Still, I didn’t know Scott. And I can’t say I have the passion for fashion that I have for, say, the arts or certain sports. There’s something unforgiving about fashion. Maybe she felt it, too.

Suicide begs the question, Why? Why do people who seem to have considerable resources of all kinds end it all? There are those who will tell you that the suicides must’ve been overwhelmingly depressed, and indeed there is a terrible desperation, a horrific impulse in the way some people commit suicide that nonetheless leads you to wonder if they didn’t regret it all at the moment it became too late.

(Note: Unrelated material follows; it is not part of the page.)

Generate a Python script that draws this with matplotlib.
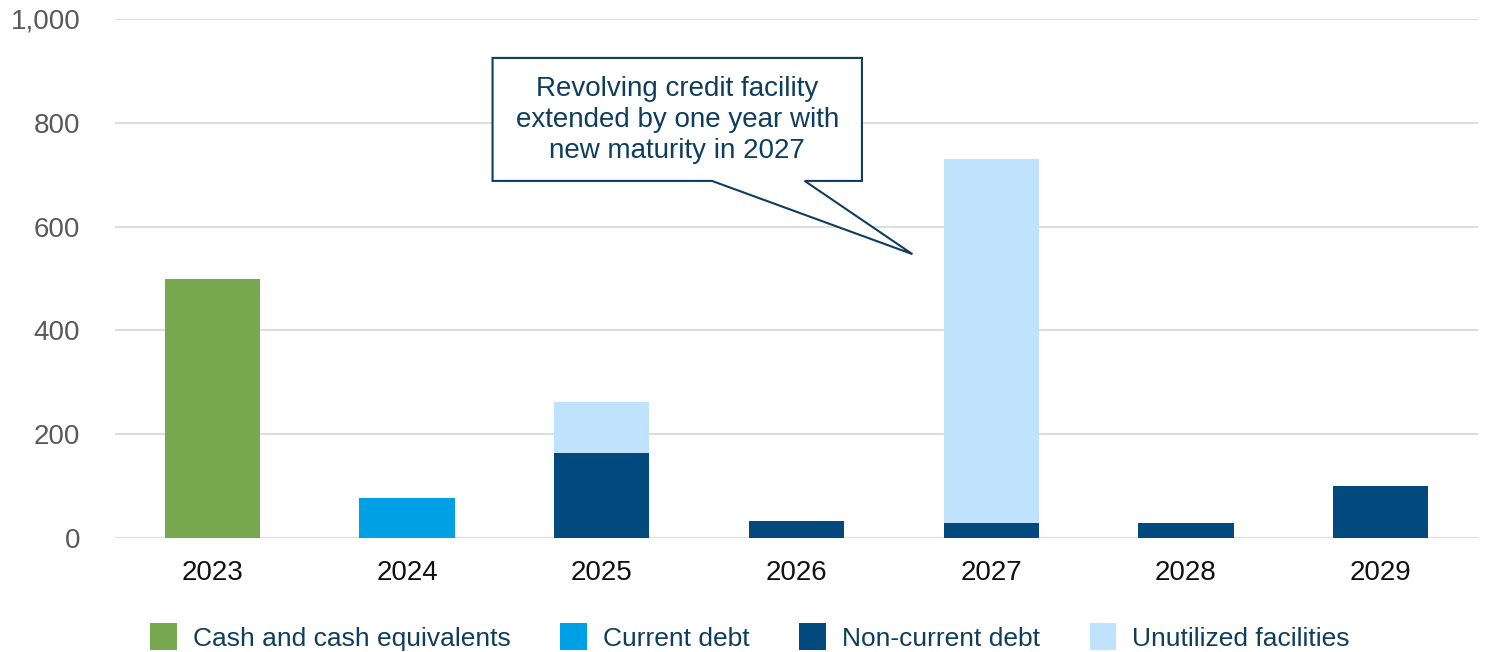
import numpy as np
import matplotlib.pyplot as plt
from matplotlib.patches import Polygon, Patch

#---------------------------------
# Data
#---------------------------------

years = ["2023", "2024", "2025", "2026", "2027", "2028", "2029"]
cash = [500, 0, 0, 0, 0, 0, 0]
current_debt = [0, 77, 0, 0, 0, 0, 0]
non_current_debt = [0, 0, 163, 32, 28, 29, 100]
unutilized = [0, 0, 100, 0, 702, 0, 0]

series_names = ["Cash and cash equivalents", "Current debt",
                "Non-current debt", "Unutilized facilities"]
colors = ["#76A94F", "#00A0E6", "#024A7E", "#BFE3FD"]

callout_text = "Revolving credit facility\nextended by one year with\nnew maturity in 2027"

NAVY = "#0F3D5E"

#---------------------------------
# Plot
#---------------------------------

plt.rcParams["font.family"] = ["Liberation Sans", "DejaVu Sans"]

fig = plt.figure(figsize=(14.91, 6.52), dpi=100)
ax = fig.add_axes([115 / 1491, 1 - 538 / 652, 1363 / 1491, 519 / 652])

x = np.arange(len(years))
w = 0.49
bottom = np.zeros(len(years))
for vals, col in zip([cash, current_debt, non_current_debt, unutilized], colors):
    vals = np.array(vals, dtype=float)
    ax.bar(x, vals, width=w, bottom=bottom, color=col, zorder=3)
    bottom += vals

ax.set_xlim(-0.5, len(years) - 0.5)
ax.set_ylim(0, 1000)
ax.set_yticks([0, 200, 400, 600, 800, 1000])
ax.set_yticklabels(["0", "200", "400", "600", "800", "1,000"])
ax.set_xticks(x)
ax.set_xticklabels(years)
ax.tick_params(axis="y", length=0, pad=25, labelsize=20, labelcolor="#595959")
ax.tick_params(axis="x", length=0, pad=16, labelsize=20, labelcolor="#111111")
ax.grid(axis="y", color="#DDDDDD", lw=1.5, zorder=0)
ax.set_axisbelow(True)
for s in ax.spines.values():
    s.set_visible(False)

# callout box with tail (axes fraction coords)
pts = [(0.277, 0.688), (0.438, 0.688), (0.585, 0.547), (0.506, 0.688),
       (0.548, 0.688), (0.548, 0.925), (0.277, 0.925)]
ax.add_patch(Polygon(pts, closed=True, transform=ax.transAxes,
                     facecolor="white", edgecolor=NAVY, lw=1.5, zorder=5))
ax.text(0.4125, 0.805, callout_text, transform=ax.transAxes, ha="center",
        va="center", fontsize=20, color=NAVY, linespacing=1.25, zorder=6)

handles = [Patch(facecolor=c, edgecolor="none") for c in colors]
fig.legend(handles, series_names, loc="center", bbox_to_anchor=(0.503, 1 - 637 / 652),
           ncol=4, frameon=False, fontsize=19, handlelength=1.0, handleheight=1.2,
           handletextpad=0.6, columnspacing=1.9, labelcolor=NAVY)

fig.savefig("out.png", dpi=100)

But I don’t think all suicides are depressed or out of their minds. There are carefully planned assisted suicides carried out by people for the most rational of reasons. Then there are people who commit suicide out of heroic existentialism. The people who leapt to their deaths from the World Trade Center on 9/11 may have done so not in panic but in defiance of terrorism. They seemed to say, You may take my life but you will not take the way it ends or my attitude toward how it ends. Which in the end is all any of us can control anyway.

Scott’s act appears to be neither a long goodbye nor a Tosca-like leap of defiance. Instead, she called an assistant to come over and then hanged herself. Did she want to be discovered, or was she planning to meet with the assistant, in other words to live?

I remember as a young cop reporter covering the suicide of a man who leapt from a building in full view of a pair of Romeo and Juliet-like lovers on the courtyard balcony. His skull cracked like a walnut and I was struck by how the color drained from him, how immediate death was. The senior police officer on the scene showed me a brown bag – the man’s lunch. He had been planning to live, at least through noon. What made him change his mind?

In my novel, “Water Music” – which is very much about how the past floods the present – swimmer Dylan Roqué is haunted by the suicides of his great-grandfather, grandmother and his mother. He concludes that suicides don’t want to die. They just want not to live.

And in those two sentiments there is a world of difference.